I have seen some confusion about where Weltenburg beers are brewed. I’ve read that Weltenburg has a deal with Brauerei Bischofshof in Regensburg to brew beers for them so I asked Ole about it. He explained that the dark beers are brewed at the Kloster brewery while other beers are made at Regensburg. He spoke with reverence about the Abbott of Regensburg who he said has been a strong supporter of the enterprise. Beer has been brewed at Weltenburg since 1050 making this the oldest monastery brewery in the world.
Weisses Bräuhaus Kelheim is owned and operated by yet another Schneider and a short boat ride away from Weltenburg. The Weisses Bräuhaus is the oldest wheat beer brewery in Bavaria. dating to the early 1600’s. This is a very well-known beer owing to their classic Schneider Weisse beer hall in the center of Munich. Schneider Weisse is also heavily exported into the U.S. market.
Brauerei & Gasthof Frischeisen is a family run inn in the Kelheim suburb of Affecking. They offer a traditional beer range.
Schlossbrauerei Eichhofen is just north of Kelheim and I encountered their beers several times along the trek. I even had a worker at another brewery tell me I should seek them out. I remember a clean, crisp a Pils.
Other Thoughts About Multi-day Beer Trekking in the Altmuhltal
I was surprised not to encounter that many other hikers over the days on the Altmühltal Panoramaweg. It was easy to be alone and be lost in solitary thoughts. Sometimes though it is cheery to commune with others and as it happened I encountered a group of three friends who were also on a multi-day adventure several times along the way. Phil, Dirk, and Timo are from near Ehingen – a place I had visited on another beer hike some years ago. They had also noticed how few hikers there seemed to be. All of the heavy action seemed to be on the Altmühltal Cycle Path on the valley floor below. I have to admit – this does also look like a great place for biking.
Phil, Dirk, and Timo were mixing up their hiking with days of kayaking and canoeing which also strikes me as another attractive option for exploring the Altmühltal. We crossed paths several times over a beer or dinner and the conversation enriched my time. One of the guys asked our waitress in Eichstatt about the upcoming highlights along the route and the only thing she came up with was to not miss the “Windbeutel Mit Eis Und Sahne” (a giant cream puff filled with ice cream and topped with fruit and cream) at Bauer’s in Kipfenberg.

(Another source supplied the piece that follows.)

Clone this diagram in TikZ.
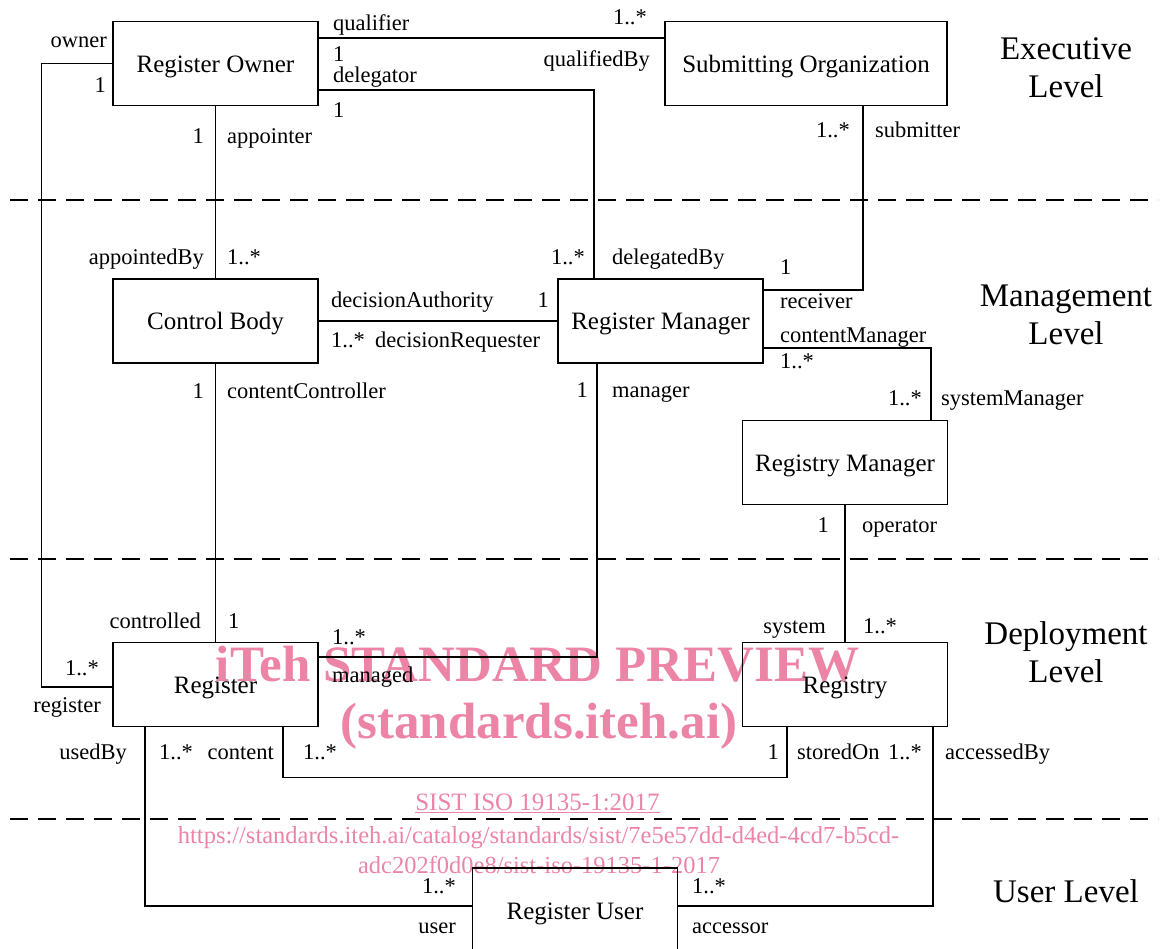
\documentclass[tikz,border=0pt]{standalone}
\usepackage{fontspec}
\setmainfont{Liberation Serif}
\definecolor{wmpink}{RGB}{236,132,166}
\tikzset{
  cls/.style={draw, line width=1.2pt, minimum width=205pt, minimum height=84pt, inner sep=0pt, text height=18pt, text depth=0pt, font=\fontsize{25}{30}\selectfont},
  lbl/.style={inner sep=0pt, font=\fontsize{22.5}{27}\selectfont},
  lvl/.style={inner sep=0pt, align=center, font=\fontsize{33}{38}\selectfont},
  assoc/.style={line width=1.2pt},
  levelsep/.style={line width=2pt, dash pattern=on 18pt off 10pt},
  wm/.style={inner sep=0pt, text=wmpink}
}
\begin{document}
\begin{tikzpicture}[x=1pt,y=-1pt]
\useasboundingbox (0,0) rectangle (1164,949);
\clip (0,0) rectangle (1164,949);

\node[wm, anchor=base, font=\fontsize{51}{60}\selectfont\bfseries] (wmtitle) at (537.5,681) {iTeh STANDARD PREVIEW};
\node[wm, anchor=base, font=\fontsize{51}{60}\selectfont\bfseries] (wmsite) at (539,738) {(standards.iteh.ai)};
\node[wm, anchor=base, font=\fontsize{25}{30}\selectfont] (wmstd) at (537.5,810) {\underline{SIST ISO 19135-1:2017}};
\node[wm, anchor=base, font=\fontsize{24.5}{29}\selectfont] (wmurla) at (538.5,843) {https://standards.iteh.ai/catalog/standards/sist/7e5e57dd-d4ed-4cd7-b5cd-};
\node[wm, anchor=base, font=\fontsize{24.5}{29}\selectfont] (wmurlb) at (539,873) {adc202f0d0e8/sist-iso-19135-1-2017};

\draw[levelsep] (10,200) -- (1158,200);
\draw[levelsep] (10,559) -- (1158,559);
\draw[levelsep] (10,819) -- (1158,819);

\node[lvl] (executive) at (1066,68) {Executive\\Level};
\node[lvl] (management) at (1066,315) {Management\\Level};
\node[lvl] (deployment) at (1066,652.5) {Deployment\\Level};
\node[lvl, anchor=base] (userlevel) at (1066,902) {User Level};

\node[cls] (owner) at (215.5,63.5) {Register Owner};
\node[cls, minimum width=282pt] (subm) at (806,63.5) {Submitting Organization};
\node[cls] (ctrl) at (215.5,321) {Control Body};
\node[cls] (rman) at (660.5,321) {Register Manager};
\node[cls] (rgm) at (845,462.5) {Registry Manager};
\node[cls] (reg) at (215.5,684.5) {Register};
\node[cls] (rgy) at (845,684.5) {Registry};
\node[cls] (user) at (575,910) {Register User};

\draw[assoc] (owner.east |- 0,38) -- (subm.west |- 0,38);
\draw[assoc] (owner.east |- 0,90) -| (rman.north -| 594,0);
\draw[assoc] (owner.south) -- (ctrl.north);
\draw[assoc] (owner.west) -- ++(-71,0) |- (reg.west |- 0,687);
\draw[assoc] (subm.south -| 863,0) |- (rman.east |- 0,290);
\draw[assoc] (ctrl.east) -- (rman.west);
\draw[assoc] (ctrl.south) -- (reg.north);
\draw[assoc] (rman.south -| 597,0) |- (reg.east |- 0,657);
\draw[assoc] (rman.east |- 0,348) -| (rgm.north -| 931,0);
\draw[assoc] (rgm.south) -- (rgy.north);
\draw[assoc] (reg.south -| 283,0) -- ++(0,50) -| (rgy.south -| 787,0);
\draw[assoc] (reg.south -| 145,0) |- (user.west |- 0,906);
\draw[assoc] (rgy.south -| 933,0) |- (user.east |- 0,906);

\node[lbl, anchor=base east] (owner-r) at (107,48) {owner};
\node[lbl, anchor=base east] (owner-m) at (106,93) {1};
\node[lbl, anchor=base west] (qualifier-r) at (333,31) {qualifier};
\node[lbl, anchor=base west] (qualifier-m) at (333,62) {1};
\node[lbl, anchor=base east] (qualified-m) at (647,25) {1..*};
\node[lbl, anchor=base east] (qualified-r) at (650,67) {qualifiedBy};
\node[lbl, anchor=base west] (delegator-r) at (333,83) {delegator};
\node[lbl, anchor=base west] (delegator-m) at (333,118) {1};
\node[lbl, anchor=base east] (appointer-m) at (204,144) {1};
\node[lbl, anchor=base west] (appointer-r) at (227,144) {appointer};
\node[lbl, anchor=base east] (submitter-m) at (850,138) {1..*};
\node[lbl, anchor=base west] (submitter-r) at (875,138) {submitter};

\node[lbl, anchor=base east] (appointed-r) at (204,265) {appointedBy};
\node[lbl, anchor=base west] (appointed-m) at (227,265) {1..*};
\node[lbl, anchor=base east] (delegated-m) at (585,265) {1..*};
\node[lbl, anchor=base west] (delegated-r) at (612,265) {delegatedBy};
\node[lbl, anchor=base west] (receiver-m) at (780,275) {1};
\node[lbl, anchor=base west] (receiver-r) at (780,309) {receiver};
\node[lbl, anchor=base west] (authority-r) at (331,308) {decisionAuthority};
\node[lbl, anchor=base east] (authority-m) at (549,308) {1};
\node[lbl, anchor=base west] (requester-m) at (331,348) {1..*};
\node[lbl, anchor=base west] (requester-r) at (375,348) {decisionRequester};
\node[lbl, anchor=base west] (cmanager-r) at (780,342) {contentManager};
\node[lbl, anchor=base west] (cmanager-m) at (780,368) {1..*};
\node[lbl, anchor=base east] (controller-m) at (204,398) {1};
\node[lbl, anchor=base west] (controller-r) at (227,398) {contentController};
\node[lbl, anchor=base east] (manager-m) at (588,397) {1};
\node[lbl, anchor=base west] (manager-r) at (612,397) {manager};
\node[lbl, anchor=base east] (smanager-m) at (922,405) {1..*};
\node[lbl, anchor=base west] (smanager-r) at (941,405) {systemManager};
\node[lbl, anchor=base east] (operator-m) at (829,532) {1};
\node[lbl, anchor=base west] (operator-r) at (862,532) {operator};

\node[lbl, anchor=base east] (controlled-r) at (201,628) {controlled};
\node[lbl, anchor=base west] (controlled-m) at (228,628) {1};
\node[lbl, anchor=base east] (register-m) at (99,675) {1..*};
\node[lbl, anchor=base east] (register-r) at (101,712) {register};
\node[lbl, anchor=base west] (managed-m) at (332,644) {1..*};
\node[lbl, anchor=base west] (managed-r) at (332,682) {managed};
\node[lbl, anchor=base east] (system-r) at (826,633) {system};
\node[lbl, anchor=base west] (system-m) at (863,633) {1..*};
\node[lbl, anchor=base east] (usedby-r) at (127,759) {usedBy};
\node[lbl, anchor=base west] (usedby-m) at (159,759) {1..*};
\node[lbl, anchor=base east] (content-r) at (274,759) {content};
\node[lbl, anchor=base west] (content-m) at (303,759) {1..*};
\node[lbl, anchor=base east] (storedon-m) at (779,759) {1};
\node[lbl, anchor=base west] (storedon-r) at (797,759) {storedOn};
\node[lbl, anchor=base east] (accessedby-m) at (922,759) {1..*};
\node[lbl, anchor=base west] (accessedby-r) at (945,759) {accessedBy};
\node[lbl, anchor=base east] (user-m) at (456,893) {1..*};
\node[lbl, anchor=base east] (user-r) at (456,933) {user};
\node[lbl, anchor=base west] (accessor-m) at (692,893) {1..*};
\node[lbl, anchor=base west] (accessor-r) at (692,933) {accessor};
\end{tikzpicture}
\end{document}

When we met up in Kipfenberg next afternoon and got to Bauer’s we learned that the place would be closed by the time we finished dinner. I was staying at Bauer’s and had the bright idea to talk the landlady into figuring out how we might get one of her legendary desserts after dinner. I think she was rightfully proud of her creation’s legendary status and she told me to go to the green house at the end of the alley next to the cafe after we finished dinner and knock – she would come and fix us dessert. We enjoyed a fine dinner together and I told the guys I had arranged for us to get out treat. We walked to the green house at the end of the alley, knocked, and a somewhat frazzled young mom with a baby answered. I tried to explain why we were there and was met with a look of astonishment – how awkward! It was obviously the wrong green house. The German guys baled me out gracefully and as we made our way back up the alley we managed a correct guess at another house to try. The landlady was expecting us and led us the back way into the bakery where she fixed us a mountain of carbs with four spoons.